I don't think the current system is bad, it's the higher number with difficulty that constricts your options. Fixing the rate w.r.t. difficulty will help.
On the woes front, I think "removing X, use woes" is really too much faith in woes (something that we haven't seen in-game) - they're not a fix-all, and I do think the game can use a different regular pressure to bandits. Perhaps increasing crime causes losses in resource income, kicking in from 20% - that may be worth trying. Increases in difficulty then affects just bandit spawn-rates, and not crime-rates.
Going with Mick's idea on the bandits thing, what if we revamped how bandits are spawned? Right now it's just a global number and bandits appear periodically based on the number, always on new tiles that are coming into the game (aside from the dead forest spawns, which are a different matter). What if, instead:
1. There was no global "bandit spawn counter."
2. Instead there was a "percent chance of bandit spawn" on each tile on the map. This starts at 0% and counts up every turn for every tile.
3. Every time a military unit is produced, the bandit spawn counter is reduced a certain amount in a certain radius.
4. If the percent chance gets high enough that a bandit spawns on a tile, then all the tiles within a certain radius of the tile that just got the bandit revert to 0% chance of a bandit for now.
There's a good chance that would be a #$^$& to balance, though...

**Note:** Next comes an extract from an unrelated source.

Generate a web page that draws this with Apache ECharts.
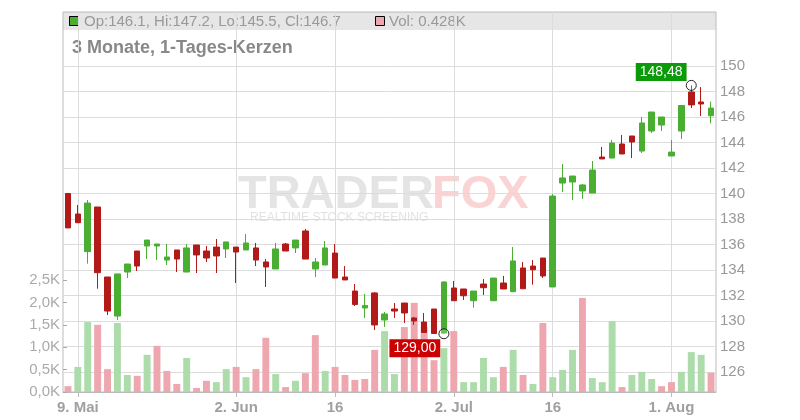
<!DOCTYPE html>
<html><head><meta charset="utf-8">
<script src="https://cdn.jsdelivr.net/npm/echarts/dist/echarts.min.js"></script>
<style>html,body{margin:0;padding:0;background:#fff}#c{width:800px;height:420px}</style>
</head><body><div id="c"></div>
<script>
const dates = [
 '2025-05-08','2025-05-09','2025-05-12','2025-05-13','2025-05-14','2025-05-15','2025-05-16',
 '2025-05-19','2025-05-20','2025-05-21','2025-05-22','2025-05-23','2025-05-26','2025-05-27',
 '2025-05-28','2025-05-29','2025-05-30',
 '2025-06-02','2025-06-03','2025-06-04','2025-06-05','2025-06-06','2025-06-09','2025-06-10',
 '2025-06-11','2025-06-12','2025-06-13','2025-06-16','2025-06-17','2025-06-18','2025-06-19',
 '2025-06-20','2025-06-23','2025-06-24','2025-06-25','2025-06-26','2025-06-27','2025-06-30',
 '2025-07-01','2025-07-02','2025-07-03','2025-07-04','2025-07-07','2025-07-08','2025-07-09',
 '2025-07-10','2025-07-11','2025-07-14','2025-07-15','2025-07-16','2025-07-17','2025-07-18',
 '2025-07-21','2025-07-22','2025-07-23','2025-07-24','2025-07-25','2025-07-28','2025-07-29',
 '2025-07-30','2025-07-31',
 '2025-08-01','2025-08-04','2025-08-05','2025-08-06','2025-08-07'
];
const opens = [140.0,138.39,135.44,138.94,133.45,130.39,133.84,135.49,135.88,135.88,
 134.78,135.57,133.84,135.96,135.49,135.80,135.65,135.80,135.57,135.73,
 134.63,134.08,136.04,135.73,137.06,134.08,134.39,135.33,133.45,132.35,
 131.02,132.20,130.08,130.94,131.41,130.24,129.92,130.94,129.05,132.59,
 132.51,131.59,132.90,131.59,132.98,132.30,134.16,134.31,134.94,132.67,
 140.82,140.90,140.20,140.04,142.86,142.78,143.88,144.51,143.33,144.90,
 145.37,142.94,144.90,147.96,147.18,146.1];
const closes = [137.3,137.71,139.25,133.79,130.78,133.69,134.47,134.31,136.35,136.04,
 135.02,134.86,135.73,135.18,134.94,135.10,136.20,135.41,136.12,134.78,
 134.24,135.65,135.49,136.35,134.86,134.63,135.73,133.37,133.22,131.30,
 131.22,129.69,130.55,130.78,130.63,130.00,129.10,129.02,133.06,131.59,
 131.98,132.35,132.61,133.37,132.51,134.71,132.53,134.02,133.53,139.80,
 141.22,141.37,140.67,141.84,142.71,143.96,143.10,144.04,145.53,146.39,
 146.00,143.25,146.90,146.95,147.02,146.7];
const lows = [137.3,137.7,134.5,132.53,130.47,130.08,133.37,133.92,134.86,134.78,
 134.39,133.84,133.84,133.76,134.63,133.76,134.94,132.98,135.57,134.31,
 132.67,134.08,135.49,135.33,134.86,133.45,134.39,133.37,133.22,131.18,
 130.24,129.29,129.53,130.24,129.84,129.69,129.06,129.02,129.00,131.59,
 131.65,131.05,132.04,131.59,132.51,132.30,132.53,132.85,133.37,132.67,
 140.12,139.49,139.57,140.04,142.71,142.78,143.10,142.78,143.18,144.75,
 144.90,142.94,144.27,146.70,146.08,145.5];
const highs = [140.05,139.1,139.49,138.94,133.45,133.69,134.47,135.49,136.35,136.04,
 136.04,135.57,136.04,135.96,135.88,136.43,136.20,135.80,136.82,136.12,
 134.86,136.12,136.12,136.35,137.22,134.94,136.27,136.04,134.31,132.90,
 132.12,132.27,130.71,131.41,131.41,130.31,130.63,130.94,133.10,133.14,
 132.51,132.35,133.29,133.37,133.53,135.80,134.63,134.78,134.94,139.96,
 142.31,141.37,140.75,142.55,143.65,144.20,144.59,144.51,146.00,146.39,
 146.00,144.20,146.90,148.48,148.35,147.2];
const volumes = [0.13,0.56,1.56,1.50,0.51,1.54,0.38,0.36,0.83,1.03,
 0.47,0.18,0.76,0.09,0.25,0.22,0.51,0.56,0.33,0.51,
 1.21,0.40,0.11,0.25,0.42,1.27,0.47,0.56,0.38,0.27,
 0.29,0.94,1.36,0.40,1.45,1.99,1.45,0.71,0.98,1.36,
 0.22,0.22,0.76,0.33,0.56,0.94,0.38,0.18,1.54,0.33,
 0.49,0.94,2.10,0.31,0.22,1.58,0.11,0.38,0.45,0.29,
 0.13,0.22,0.45,0.89,0.83,0.428];
const tickDates = ['2025-05-09','2025-06-02','2025-06-16','2025-07-02','2025-07-16','2025-08-01'];
const tickLabels = ['9. Mai','2. Jun','16','2. Jul','16','1. Aug'];
const titleText = '3 Monate, 1-Tages-Kerzen';

const FONT = '"Liberation Sans", Arial, sans-serif';
const UP = '#4aae32', DOWN = '#b21a1a', VOL_UP = '#acdcaa', VOL_DOWN = '#efa7af';
const tickIdx = tickDates.map(d => dates.indexOf(d));
const isTick = (i) => tickIdx.indexOf(i) >= 0;
const last = dates.length - 1;

const candleData = dates.map((d, i) => [opens[i], closes[i], lows[i], highs[i]]);
const volData = volumes.map((v, i) => {
  const up = i === 0 ? closes[i] >= opens[i] : closes[i] >= closes[i - 1];
  return { value: v, itemStyle: { color: up ? VOL_UP : VOL_DOWN } };
});
let iMax = 0, iMin = 0;
highs.forEach((h, i) => { if (h > highs[iMax]) iMax = i; });
lows.forEach((l, i) => { if (l < lows[iMin]) iMin = i; });
const fmtDe = (v) => v.toFixed(2).replace('.', ',');

const chart = echarts.init(document.getElementById('c'));
chart.setOption({
  animation: false,
  textStyle: { fontFamily: FONT },
  grid: [
    { left: 63, right: 84, top: 12, bottom: 28, show: true, borderColor: '#bbb', borderWidth: 1, backgroundColor: 'transparent' },
    { left: 63, right: 84, top: 66, bottom: 48 },
    { left: 63, right: 84, top: 280, bottom: 28 }
  ],
  xAxis: [
    { gridIndex: 0, type: 'category', data: dates, boundaryGap: true,
      axisLine: { show: true, lineStyle: { color: '#bbb' } },
      axisTick: { show: true, alignWithLabel: true, interval: (i) => isTick(i), length: 5, lineStyle: { color: '#bbb' } },
      axisLabel: { interval: (i) => isTick(i), formatter: (d) => { const k = tickDates.indexOf(d); return k >= 0 ? tickLabels[k] : ''; },
        color: '#a0a0a0', fontWeight: 'bold', fontSize: 15, fontFamily: FONT, margin: 8 },
      splitLine: { show: true, alignWithLabel: true, interval: (i) => isTick(i), lineStyle: { color: '#dcdcdc' } } },
    { gridIndex: 1, type: 'category', data: dates, boundaryGap: true, show: false },
    { gridIndex: 2, type: 'category', data: dates, boundaryGap: true, show: false }
  ],
  yAxis: [
    { gridIndex: 0, type: 'value', show: false, min: 0, max: 1, splitLine: { show: false } },
    { gridIndex: 1, type: 'value', position: 'right', min: 126, max: 150, interval: 2,
      axisLine: { show: false }, axisTick: { show: false },
      axisLabel: { color: '#999', fontSize: 15, fontFamily: FONT, margin: 4 },
      splitLine: { show: true, lineStyle: { color: '#dcdcdc' } } },
    { gridIndex: 2, type: 'value', position: 'left', min: 0, max: 2.5, interval: 0.5,
      axisLine: { show: false },
      axisTick: { show: true, inside: true, length: 4, lineStyle: { color: '#aaa' } },
      axisLabel: { color: '#aaa', fontSize: 15, fontFamily: FONT, margin: 3,
        formatter: (v) => v.toFixed(1).replace('.', ',') + 'K' },
      splitLine: { show: false } }
  ],
  series: [
    { type: 'bar', xAxisIndex: 2, yAxisIndex: 2, data: volData, barWidth: '70%' },
    { type: 'candlestick', xAxisIndex: 1, yAxisIndex: 1, data: candleData, barWidth: 6,
      itemStyle: { color: UP, color0: DOWN, borderColor: UP, borderColor0: DOWN, borderWidth: 1 },
      markPoint: {
        symbol: 'circle', symbolSize: 10,
        itemStyle: { color: 'rgba(255,255,255,0.2)', borderColor: '#222', borderWidth: 1 },
        data: [
          { coord: [dates[iMax], highs[iMax]], value: highs[iMax],
            label: { show: true, position: [-50, -17], formatter: () => fmtDe(highs[iMax]),
              backgroundColor: '#0a9a0a', color: '#fff', fontSize: 14, fontFamily: FONT, padding: [2, 4], lineHeight: 14 } },
          { coord: [dates[iMin], lows[iMin]], value: lows[iMin],
            label: { show: true, position: [-49, 11], formatter: () => fmtDe(lows[iMin]),
              backgroundColor: '#cc0000', color: '#fff', fontSize: 14, fontFamily: FONT, padding: [2, 4], lineHeight: 14 } }
        ]
      } }
  ],
  graphic: [
    { type: 'rect', z: -10, silent: true, shape: { x: 63, y: 12, width: 653, height: 18 }, style: { fill: '#e6e6e6' } },
    { type: 'text', z: -9, silent: true, x: 238, y: 195, style: { text: 'TRADER', fontSize: 47, fontWeight: 'bold', fontFamily: FONT, fill: '#e4e4e4', verticalAlign: 'middle' } },
    { type: 'text', z: -9, silent: true, x: 432, y: 195, style: { text: 'FOX', fontSize: 47, fontWeight: 'bold', fontFamily: FONT, fill: '#fad4d4', verticalAlign: 'middle' } },
    { type: 'text', z: -9, silent: true, x: 250, y: 218, style: { text: 'REALTIME STOCK SCREENING', fontSize: 12, fontFamily: FONT, fill: '#e2e2e2', verticalAlign: 'middle' } },
    { type: 'rect', silent: true, shape: { x: 69.5, y: 16.5, width: 9, height: 9 }, style: { fill: UP, stroke: '#000', lineWidth: 1 } },
    { type: 'text', silent: true, x: 84, y: 21.5, style: { text: 'Op:' + opens[last].toFixed(1) + ', Hi:' + highs[last].toFixed(1) + ', Lo:' + lows[last].toFixed(1) + ', Cl:' + closes[last].toFixed(1),
      fontSize: 15, fontFamily: FONT, fill: '#999', verticalAlign: 'middle' } },
    { type: 'rect', silent: true, shape: { x: 375.5, y: 16.5, width: 9, height: 9 }, style: { fill: VOL_DOWN, stroke: '#000', lineWidth: 1 } },
    { type: 'text', silent: true, x: 389, y: 21.5, style: { text: 'Vol: ' + volumes[last].toFixed(3) + 'K',
      fontSize: 15, fontFamily: FONT, fill: '#999', verticalAlign: 'middle' } },
    { type: 'text', silent: true, x: 72, y: 48, style: { text: titleText, fontSize: 18, fontWeight: 'bold', fontFamily: FONT, fill: '#888', verticalAlign: 'middle' } }
  ]
});
</script>
</body></html>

Definitely suspect this is going to be a #$^$& to balance, and not all that intuitive either. I like the location-based mechanism though.
Taking both the suggestion and the desire to see a mini-woe out of it, would it be more intuitive to:
- suppress the spawn rate based on the
presence of military units (so they pop up where you are not actively protecting, and actively encourages more military without being able to directly specify
where that protection is).
- When bandits spawn, have a chance to spawn multiple of them at once based on nearby tiles (emulating a mini-woe, so that woes don't have the burden of creating bandit-threat).
- Set chance to zero afterwards as before?
More bandits at once will naturally make them a bigger influence, and the presence of military set-up will encourage them to spawn near the back-edges of the map.
= = =
More thoughts:
With crime, what do people think of this simplification/alternative formulation:
- When there's a military unit in/next to a town, crime goes down (fast).
- When there's no military unit in town, crime goes up (slow).
What this does is to:
- free a town from having to make a military building at all.
- but it also places higher crime pressure against the current habit of setting up protected resources towns in the back. Encourages placement of military buildings at the
back of all of your towns, which will change as you expand deeper and makes relative arrangement of towns a larger factor.
- Give players an interactive/dynamic control over crime by altering military flow-paths, as they act like patrols. Players are free to build all-resource towns in the back if they periodically place tokens/ruins to suppress crime there. Or, they can build it at the front, in the line of fire. Or, they build military buildings in every town.
I think it's more intuitive to say that the continual presence of police forces encourage on-time payment of taxes/spawning of bandits, than the creation of said force. Depends on how you think of crime in the game.